Now consider solving this problem numerically by constructing a finite-dimensional linear system whose solution approximates the solution of the original PDE (e.g., using a Galerkin method). Typical numerical linear algebra systems (which work with fixed-precision floating-point arithmetic) guarantee that the maximum error in any component of the solution will be no larger than some small fraction $\epsilon > 0$ of the largest element of the right-hand side.

For instance, in the problem outlined above the right-hand side will look like a Kronecker delta, so the absolute error will be no worse than $\epsilon$. Unfortunately, since the magnitude of the solution decays exponentially, the error $\epsilon$ may be much larger than the smallest entry of the true solution.

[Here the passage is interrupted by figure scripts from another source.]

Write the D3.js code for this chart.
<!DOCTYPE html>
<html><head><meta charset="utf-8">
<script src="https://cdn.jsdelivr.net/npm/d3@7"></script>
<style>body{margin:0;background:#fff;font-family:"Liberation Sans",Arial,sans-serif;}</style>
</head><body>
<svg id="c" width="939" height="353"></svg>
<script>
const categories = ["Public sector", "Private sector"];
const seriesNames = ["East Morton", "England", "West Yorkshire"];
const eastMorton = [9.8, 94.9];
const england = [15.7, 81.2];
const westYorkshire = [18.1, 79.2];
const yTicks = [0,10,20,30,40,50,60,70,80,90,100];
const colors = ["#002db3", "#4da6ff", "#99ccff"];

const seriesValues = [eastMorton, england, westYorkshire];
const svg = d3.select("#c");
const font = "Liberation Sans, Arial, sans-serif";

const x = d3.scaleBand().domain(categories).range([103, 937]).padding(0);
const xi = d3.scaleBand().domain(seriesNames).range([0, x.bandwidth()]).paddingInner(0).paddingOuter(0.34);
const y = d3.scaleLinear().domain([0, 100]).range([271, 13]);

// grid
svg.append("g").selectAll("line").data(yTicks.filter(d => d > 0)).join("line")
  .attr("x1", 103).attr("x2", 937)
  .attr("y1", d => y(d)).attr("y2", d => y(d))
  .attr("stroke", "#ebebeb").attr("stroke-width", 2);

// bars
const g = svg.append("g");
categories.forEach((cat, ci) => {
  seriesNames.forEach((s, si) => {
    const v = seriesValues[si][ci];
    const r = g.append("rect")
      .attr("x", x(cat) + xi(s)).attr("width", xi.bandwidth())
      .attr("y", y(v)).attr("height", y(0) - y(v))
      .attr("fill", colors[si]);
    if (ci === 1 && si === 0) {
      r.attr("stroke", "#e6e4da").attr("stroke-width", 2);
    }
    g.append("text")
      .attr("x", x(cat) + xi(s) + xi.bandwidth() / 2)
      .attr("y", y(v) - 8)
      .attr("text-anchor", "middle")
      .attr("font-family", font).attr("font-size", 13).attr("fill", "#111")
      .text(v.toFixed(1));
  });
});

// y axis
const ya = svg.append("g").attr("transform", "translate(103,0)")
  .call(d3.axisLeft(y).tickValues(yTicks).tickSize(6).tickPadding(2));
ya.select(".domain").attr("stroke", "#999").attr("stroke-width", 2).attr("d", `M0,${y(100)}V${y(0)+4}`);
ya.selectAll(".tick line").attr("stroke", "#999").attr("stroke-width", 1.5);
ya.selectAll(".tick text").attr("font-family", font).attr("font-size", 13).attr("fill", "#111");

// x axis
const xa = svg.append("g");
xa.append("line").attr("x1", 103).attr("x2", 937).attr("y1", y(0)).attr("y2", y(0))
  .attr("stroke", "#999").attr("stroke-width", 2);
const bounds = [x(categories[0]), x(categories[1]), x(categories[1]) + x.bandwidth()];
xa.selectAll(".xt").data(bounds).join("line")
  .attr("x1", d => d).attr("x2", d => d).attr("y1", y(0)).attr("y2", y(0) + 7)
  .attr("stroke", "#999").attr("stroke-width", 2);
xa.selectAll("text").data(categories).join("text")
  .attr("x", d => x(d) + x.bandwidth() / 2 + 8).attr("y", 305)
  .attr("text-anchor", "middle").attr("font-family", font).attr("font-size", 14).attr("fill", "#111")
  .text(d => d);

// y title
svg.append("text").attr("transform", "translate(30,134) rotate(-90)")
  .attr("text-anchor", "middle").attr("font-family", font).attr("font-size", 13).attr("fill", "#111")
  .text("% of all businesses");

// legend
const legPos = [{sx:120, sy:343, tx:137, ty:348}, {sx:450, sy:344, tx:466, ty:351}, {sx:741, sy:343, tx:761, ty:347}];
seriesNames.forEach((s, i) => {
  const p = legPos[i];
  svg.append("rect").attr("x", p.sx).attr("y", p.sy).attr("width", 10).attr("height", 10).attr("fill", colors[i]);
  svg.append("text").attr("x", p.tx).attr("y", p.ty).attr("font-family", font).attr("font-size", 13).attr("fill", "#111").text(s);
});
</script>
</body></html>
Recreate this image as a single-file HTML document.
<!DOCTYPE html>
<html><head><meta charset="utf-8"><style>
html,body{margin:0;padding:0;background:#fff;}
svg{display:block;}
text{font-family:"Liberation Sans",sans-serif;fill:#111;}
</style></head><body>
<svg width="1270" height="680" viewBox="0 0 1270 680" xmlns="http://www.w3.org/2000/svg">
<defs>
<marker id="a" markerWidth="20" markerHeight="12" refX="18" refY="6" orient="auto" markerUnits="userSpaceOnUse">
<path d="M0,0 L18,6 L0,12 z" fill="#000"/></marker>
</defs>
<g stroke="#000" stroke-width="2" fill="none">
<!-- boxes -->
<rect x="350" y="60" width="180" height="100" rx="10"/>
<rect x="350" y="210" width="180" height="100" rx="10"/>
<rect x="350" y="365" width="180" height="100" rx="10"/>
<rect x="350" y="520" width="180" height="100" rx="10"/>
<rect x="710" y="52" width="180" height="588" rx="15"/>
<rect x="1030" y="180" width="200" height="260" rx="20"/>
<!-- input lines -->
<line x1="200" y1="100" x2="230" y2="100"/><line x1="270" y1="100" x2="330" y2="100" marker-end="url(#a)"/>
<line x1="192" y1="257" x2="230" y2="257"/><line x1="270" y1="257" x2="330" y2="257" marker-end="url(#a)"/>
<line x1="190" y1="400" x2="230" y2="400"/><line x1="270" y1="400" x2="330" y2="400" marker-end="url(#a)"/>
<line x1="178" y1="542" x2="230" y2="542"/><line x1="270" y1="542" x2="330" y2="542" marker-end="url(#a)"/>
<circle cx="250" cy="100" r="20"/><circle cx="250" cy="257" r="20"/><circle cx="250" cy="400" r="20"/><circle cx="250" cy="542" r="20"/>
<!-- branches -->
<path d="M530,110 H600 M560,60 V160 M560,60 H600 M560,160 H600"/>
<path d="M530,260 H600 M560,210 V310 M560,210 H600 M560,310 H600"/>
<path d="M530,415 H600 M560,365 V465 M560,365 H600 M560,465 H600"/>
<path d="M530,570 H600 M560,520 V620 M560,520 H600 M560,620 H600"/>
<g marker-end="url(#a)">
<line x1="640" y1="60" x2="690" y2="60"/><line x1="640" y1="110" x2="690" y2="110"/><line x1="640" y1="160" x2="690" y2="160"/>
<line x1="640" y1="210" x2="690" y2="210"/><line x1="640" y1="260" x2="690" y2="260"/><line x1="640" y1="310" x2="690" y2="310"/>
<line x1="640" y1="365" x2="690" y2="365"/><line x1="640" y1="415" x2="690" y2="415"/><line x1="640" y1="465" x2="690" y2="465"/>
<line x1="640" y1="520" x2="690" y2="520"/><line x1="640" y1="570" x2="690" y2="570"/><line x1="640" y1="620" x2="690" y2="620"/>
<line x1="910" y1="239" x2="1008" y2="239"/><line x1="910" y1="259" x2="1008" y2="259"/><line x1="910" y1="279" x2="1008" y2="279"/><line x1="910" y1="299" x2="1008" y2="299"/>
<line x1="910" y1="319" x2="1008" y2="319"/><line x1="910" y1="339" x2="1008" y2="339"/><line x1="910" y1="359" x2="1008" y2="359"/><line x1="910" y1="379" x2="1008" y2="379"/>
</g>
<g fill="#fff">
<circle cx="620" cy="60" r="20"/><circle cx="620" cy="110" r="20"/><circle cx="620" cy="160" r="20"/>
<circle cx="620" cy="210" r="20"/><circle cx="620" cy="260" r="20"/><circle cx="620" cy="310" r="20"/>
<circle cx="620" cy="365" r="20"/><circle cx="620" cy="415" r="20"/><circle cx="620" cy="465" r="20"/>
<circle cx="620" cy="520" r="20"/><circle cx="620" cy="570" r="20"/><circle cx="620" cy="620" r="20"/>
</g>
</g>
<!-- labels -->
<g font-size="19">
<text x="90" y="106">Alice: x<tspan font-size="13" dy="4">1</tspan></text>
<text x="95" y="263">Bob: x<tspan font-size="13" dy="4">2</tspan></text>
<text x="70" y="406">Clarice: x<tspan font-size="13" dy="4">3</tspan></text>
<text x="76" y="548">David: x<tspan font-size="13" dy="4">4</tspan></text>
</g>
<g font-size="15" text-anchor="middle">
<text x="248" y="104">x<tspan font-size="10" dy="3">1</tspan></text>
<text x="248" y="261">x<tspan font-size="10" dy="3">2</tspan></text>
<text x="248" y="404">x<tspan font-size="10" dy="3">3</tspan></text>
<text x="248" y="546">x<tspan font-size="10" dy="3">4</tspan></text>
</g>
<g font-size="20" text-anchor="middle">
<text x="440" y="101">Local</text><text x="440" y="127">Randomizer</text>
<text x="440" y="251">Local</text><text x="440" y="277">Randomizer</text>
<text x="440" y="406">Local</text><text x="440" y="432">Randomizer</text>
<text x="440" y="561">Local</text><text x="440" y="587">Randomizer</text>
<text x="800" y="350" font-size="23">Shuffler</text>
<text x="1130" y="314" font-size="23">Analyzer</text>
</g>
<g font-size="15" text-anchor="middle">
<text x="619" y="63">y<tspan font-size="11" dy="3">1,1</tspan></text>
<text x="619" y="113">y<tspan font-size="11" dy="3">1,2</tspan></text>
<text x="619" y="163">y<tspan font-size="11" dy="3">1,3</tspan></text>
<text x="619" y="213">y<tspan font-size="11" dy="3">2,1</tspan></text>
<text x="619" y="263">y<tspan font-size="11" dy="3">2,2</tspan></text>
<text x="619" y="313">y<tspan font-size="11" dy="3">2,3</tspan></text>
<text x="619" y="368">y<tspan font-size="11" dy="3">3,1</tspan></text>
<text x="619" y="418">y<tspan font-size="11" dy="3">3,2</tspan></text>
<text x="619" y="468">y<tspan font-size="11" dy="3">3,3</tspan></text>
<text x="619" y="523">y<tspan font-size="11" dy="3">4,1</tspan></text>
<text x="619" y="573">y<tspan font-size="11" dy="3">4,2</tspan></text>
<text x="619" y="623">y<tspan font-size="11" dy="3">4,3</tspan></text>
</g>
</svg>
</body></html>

**Question:** using floating-point computations only, can one obtain a solution to a linear system that obtains a desired accuracy relative to the magnitude of each element of the *solution vector*, rather than the right hand side?

The fundamental problem in achieving better accuracy seems to stem from cancellation effects, i.e., if you add two numbers of very different magnitude in floating point, the smaller one is essentially ignored. I am aware of algorithms that use alternative numerical representations (e.g,. Dixon's method and so on), but this kind of answer is not particularly interesting to me due to considerations of efficiency.